En 2005, 56% des buralistes qui touchaient la remise additionnelle,  créée pour compenser leurs difficultés, n’avaient pas vu leur chiffre d’affaires diminuer ! Ils ont toutefois bénéficié de l’aide publique. Mieux, en 2011, 73% de ceux qui touchaient la subvention compensatoire n’ont pas observé de baisse du chiffre d’affaires.

La remise compensatoire, elle, n’est pas plafonnée. Ainsi, selon la Cour des comptes, un débitant qui réalisait un chiffre d’affaires non négligeable de 25 millions d’euros en 2002 a perçu près de 640 000 euros de compensation en 2011 et près de 4 millions d’euros en 2005 et 2011 ! Un tel cas est emblématique mais reflète combien le dispositif public a contribué à accroitre le chiffre d’affaires des plus gros débitants pour lesquels cette aide était injustifiée. Ainsi, en 2011, 10% des plus gros bénéficiaires de cette aide captaient 49% de l’aide.
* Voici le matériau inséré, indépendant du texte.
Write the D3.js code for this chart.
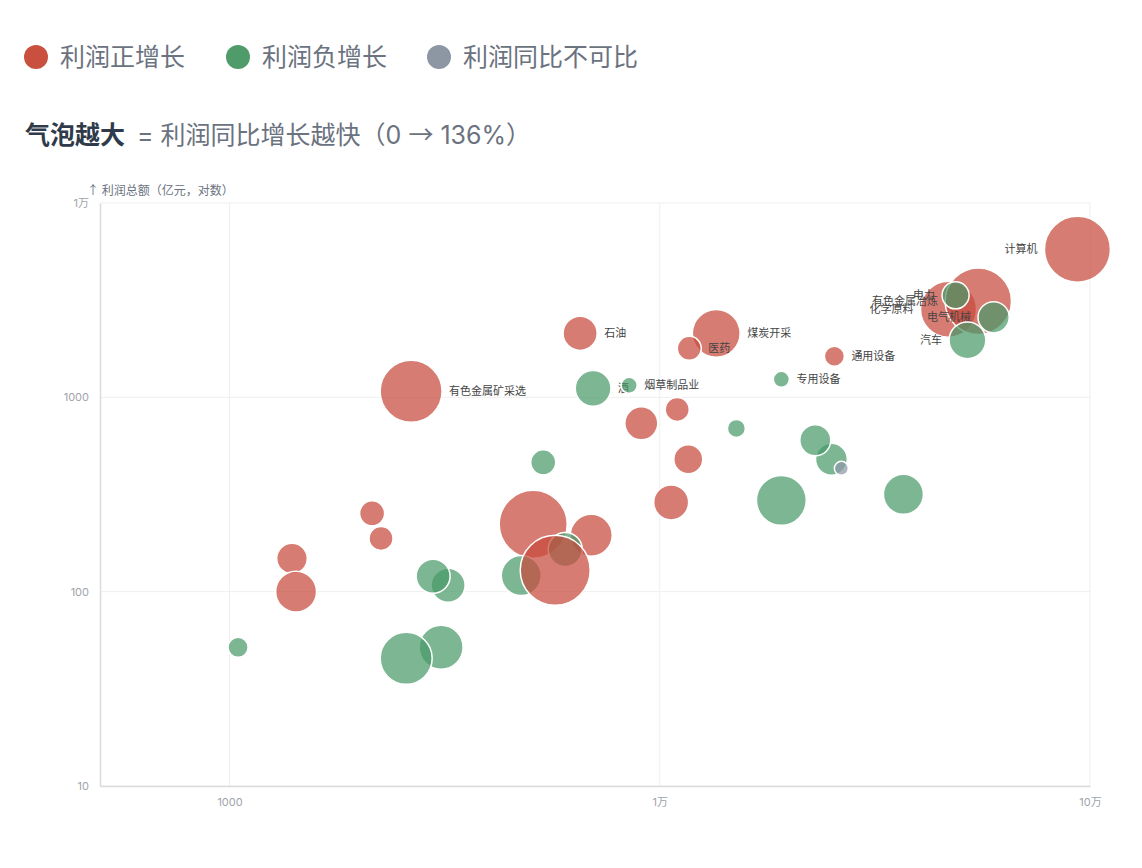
<!DOCTYPE html>
<html><head><meta charset="utf-8">
<script src="https://cdn.jsdelivr.net/npm/d3@7"></script>
<style>
body{margin:0;background:#fff;}
svg{display:block;font-family:Inter,"Noto Sans CJK SC","Noto Sans",sans-serif;}
</style>
</head><body>
<svg id="chart" width="1142" height="868"></svg>
<script>
// ---- data (draw order) ----
const labels = ["计算机","化学原料","有色金属冶炼","电力","电气机械","汽车","石油","煤炭开采","医药","通用设备","专用设备","酒","烟草制品业","有色金属矿采选",
  "","","","","","","","","","","","","","","","","","","","","","","","",""];
// 营业收入（亿元）
const revenue = [93500,46900,55000,48700,59700,51900,6530,13530,11710,25460,19170,7000,8490,2643,
  10980,9060,15070,25060,22990,26430,11650,5360,19170,36840,10630,5080,6930,6030,4765,5715,2145,2250,1397,1428,3222,2973,1047,3103,2574];
// 利润总额（亿元）
const profit = [5780,2840,3120,3350,2580,1965,2135,2135,1787,1626,1238,1113,1153,1074,
  867,735,692,480,601,431,480,463,295,317,288,222,195,165,121,129,253,188,148,100,108,120,51.7,51.7,45.4];
// 利润同比增长（%），null = 不可比
const growth = [118,80,120,-11,-17,-27,22,54,7.4,3.8,-1.4,-25,-1.4,102,
  7.4,20,-2.4,-18,-16.7,null,13.6,-8.5,-60,-34,23.6,127,38.7,-21.8,-34,136,8.5,7.4,16,36,-21.8,-21.8,-3.8,-43.7,-66.6];
const legendItems = ["利润正增长","利润负增长","利润同比不可比"];
const yTicks = [10,100,1000,10000];
const xTicks = [1000,10000,100000];

const fmt = v => v >= 10000 ? (v/10000) + "万" : String(v);
const CJK = '"Noto Sans CJK SC","Noto Sans",sans-serif';

const svg = d3.select("#chart");
const M = {left:100, right:1090, top:203, bottom:786};

const x = d3.scaleLog().domain([500,100000]).range([M.left,M.right]);
const y = d3.scaleLog().domain([10,10000]).range([M.bottom,M.top]);
const r = d3.scaleSqrt().domain([0,136]).range([5,35]);
const naR = 7;

const fillCol = {pos:"#c8493c", neg:"#4a9a6a", na:"#8e99a8"};
const legendCol = ["#c9503f","#4f9b69","#8d96a3"];

// legend
const lg = svg.append("g");
const lgX = [36,238,439];
legendItems.forEach((t,i)=>{
  lg.append("circle").attr("cx",lgX[i]).attr("cy",57).attr("r",12).attr("fill",legendCol[i]);
  lg.append("text").attr("x",lgX[i]+24).attr("y",57).attr("dy","0.35em")
    .attr("font-size",25).attr("fill","#6b7280").text(t);
});

// subtitle
const st = svg.append("text").attr("x",25).attr("y",135).attr("dy","0.35em").attr("font-size",25);
st.append("tspan").attr("font-weight","bold").attr("fill","#2f3a4a").text("气泡越大");
st.append("tspan").attr("fill","#6b7280").attr("dx",12).text("= 利润同比增长越快（0 ");
st.append("tspan").attr("fill","#6b7280").attr("font-family",CJK).text("→");
st.append("tspan").attr("fill","#6b7280").text(" 136%）");

// y axis title
svg.append("text").attr("x",87).attr("y",191).attr("dy","0.35em").attr("font-size",12)
  .attr("font-family",CJK).attr("fill","#6b7280").text("↑ 利润总额（亿元，对数）");

// grid
const grid = svg.append("g");
grid.selectAll(".gy").data(yTicks).join("line")
  .attr("x1",M.left).attr("x2",M.right).attr("y1",d=>y(d)).attr("y2",d=>y(d))
  .attr("stroke","#efefef").attr("stroke-width",1);
grid.selectAll(".gx").data(xTicks).join("line")
  .attr("y1",M.top).attr("y2",M.bottom).attr("x1",d=>x(d)).attr("x2",d=>x(d))
  .attr("stroke","#efefef").attr("stroke-width",1);

// axes
const ya = svg.append("g").attr("transform",`translate(${M.left},0)`)
  .call(d3.axisLeft(y).tickValues(yTicks).tickFormat(fmt).tickSize(0).tickPadding(11));
const xa = svg.append("g").attr("transform",`translate(0,${M.bottom})`)
  .call(d3.axisBottom(x).tickValues(xTicks).tickFormat(fmt).tickSize(0).tickPadding(12));
[ya,xa].forEach(a=>{
  a.select(".domain").attr("stroke","#dcdcdc").attr("stroke-width",1.5);
  a.selectAll("text").attr("fill","#a0a4ab").attr("font-size",11)
    .attr("font-family",'Inter,"Noto Sans CJK SC","Noto Sans",sans-serif');
});

// bubbles
const data = labels.map((l,i)=>({label:l, xv:revenue[i], yv:profit[i], g:growth[i]}));
const gs = svg.append("g").selectAll("g").data(data).join("g");
gs.append("circle")
  .attr("cx",d=>x(d.xv)).attr("cy",d=>y(d.yv))
  .attr("r",d=>d.g===null?naR:r(Math.abs(d.g)))
  .attr("fill",d=>d.g===null?fillCol.na:(d.g>=0?fillCol.pos:fillCol.neg))
  .attr("fill-opacity",0.72)
  .attr("stroke","#fff").attr("stroke-width",1.5);
gs.filter(d=>d.label).append("text")
  .attr("x",d=>{const rr=d.g===null?naR:r(Math.abs(d.g)); return d.xv>40000? x(d.xv)-rr-7 : x(d.xv)+rr+7;})
  .attr("y",d=>y(d.yv)).attr("dy","0.35em")
  .attr("text-anchor",d=>d.xv>40000?"end":"start")
  .attr("font-size",11).attr("font-family",CJK).attr("fill","#444")
  .text(d=>d.label);
</script>
</body></html>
Les buralistes ont donc largement profité de la manne publique. La Cour des comptes qualifie à juste titre les aides dont ils bénéficient de « véritables rentes de situation ». Leur protestation est donc injustifiée. Le gouvernement ne doit pas reculer et enfin interrompre le moratoire sur la hausse des prix du tabac. Les buralistes crient « au loup » et indiquent que 25% des cigarettes vendues le serait « en dehors du réseau officiel ». On pense immédiatement à la contrebande. Et pourtant, l’OFDT indique que si 20% des cigarettes consommées en France n’a pas été acheté dans un bureau de tabac français, 15% est acheté à l’étranger. Les achats transfrontaliers sont certes une mauvaise affaire pour les buralistes et le budget français, mais seul 5% des cigarettes consommées est acheté sur le marché parallèle.  Problème dont l’ampleur doit être comparée avec les bénéfices d’une augmentation du prix du tabac.  Une augmentation du prix du tabac de 10% engendrerait une baisse approximative de la consommation de 5% et provoquerait l’arrêt de fumer de 315 000 fumeurs tout en permettant d’éviter 1 500 décès par an.